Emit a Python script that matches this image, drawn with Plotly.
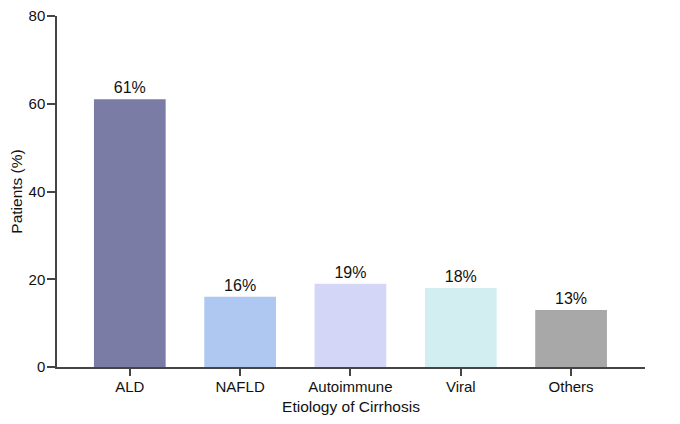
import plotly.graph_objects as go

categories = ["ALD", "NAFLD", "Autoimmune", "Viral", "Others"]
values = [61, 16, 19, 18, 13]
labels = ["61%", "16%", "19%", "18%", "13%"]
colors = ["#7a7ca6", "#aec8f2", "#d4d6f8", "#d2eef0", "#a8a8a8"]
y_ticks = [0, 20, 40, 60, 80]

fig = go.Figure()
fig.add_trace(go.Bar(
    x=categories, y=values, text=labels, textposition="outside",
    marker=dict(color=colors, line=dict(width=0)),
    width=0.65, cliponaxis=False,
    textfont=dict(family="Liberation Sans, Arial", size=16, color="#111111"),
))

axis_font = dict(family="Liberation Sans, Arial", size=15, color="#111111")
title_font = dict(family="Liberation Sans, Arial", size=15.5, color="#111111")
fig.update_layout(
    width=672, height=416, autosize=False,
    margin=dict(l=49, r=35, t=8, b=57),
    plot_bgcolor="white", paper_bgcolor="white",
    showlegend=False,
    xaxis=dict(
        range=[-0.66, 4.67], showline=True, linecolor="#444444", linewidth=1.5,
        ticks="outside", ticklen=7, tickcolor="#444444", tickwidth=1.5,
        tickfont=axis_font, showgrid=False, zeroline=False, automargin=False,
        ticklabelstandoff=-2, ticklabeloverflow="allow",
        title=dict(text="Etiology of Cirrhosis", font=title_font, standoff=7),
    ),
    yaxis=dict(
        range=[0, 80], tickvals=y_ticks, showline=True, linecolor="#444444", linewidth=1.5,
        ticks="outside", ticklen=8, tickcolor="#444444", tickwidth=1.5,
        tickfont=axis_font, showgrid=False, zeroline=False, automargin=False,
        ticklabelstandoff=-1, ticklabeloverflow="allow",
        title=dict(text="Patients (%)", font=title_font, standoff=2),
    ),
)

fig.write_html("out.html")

Aim of the exercise
Repeat the data in full and exactly. Omit pictures.

Output of the exercise
Emit a Python script that matches this image, drawn with Plotly.
import plotly.graph_objects as go

categories = ["ALD", "NAFLD", "Autoimmune", "Viral", "Others"]
values = [61, 16, 19, 18, 13]
labels = ["61%", "16%", "19%", "18%", "13%"]
colors = ["#7a7ca6", "#aec8f2", "#d4d6f8", "#d2eef0", "#a8a8a8"]
y_ticks = [0, 20, 40, 60, 80]

fig = go.Figure()
fig.add_trace(go.Bar(
    x=categories, y=values, text=labels, textposition="outside",
    marker=dict(color=colors, line=dict(width=0)),
    width=0.65, cliponaxis=False,
    textfont=dict(family="Liberation Sans, Arial", size=16, color="#111111"),
))

axis_font = dict(family="Liberation Sans, Arial", size=15, color="#111111")
title_font = dict(family="Liberation Sans, Arial", size=15.5, color="#111111")
fig.update_layout(
    width=672, height=416, autosize=False,
    margin=dict(l=49, r=35, t=8, b=57),
    plot_bgcolor="white", paper_bgcolor="white",
    showlegend=False,
    xaxis=dict(
        range=[-0.66, 4.67], showline=True, linecolor="#444444", linewidth=1.5,
        ticks="outside", ticklen=7, tickcolor="#444444", tickwidth=1.5,
        tickfont=axis_font, showgrid=False, zeroline=False, automargin=False,
        ticklabelstandoff=-2, ticklabeloverflow="allow",
        title=dict(text="Etiology of Cirrhosis", font=title_font, standoff=7),
    ),
    yaxis=dict(
        range=[0, 80], tickvals=y_ticks, showline=True, linecolor="#444444", linewidth=1.5,
        ticks="outside", ticklen=8, tickcolor="#444444", tickwidth=1.5,
        tickfont=axis_font, showgrid=False, zeroline=False, automargin=False,
        ticklabelstandoff=-1, ticklabeloverflow="allow",
        title=dict(text="Patients (%)", font=title_font, standoff=2),
    ),
)

fig.write_html("out.html")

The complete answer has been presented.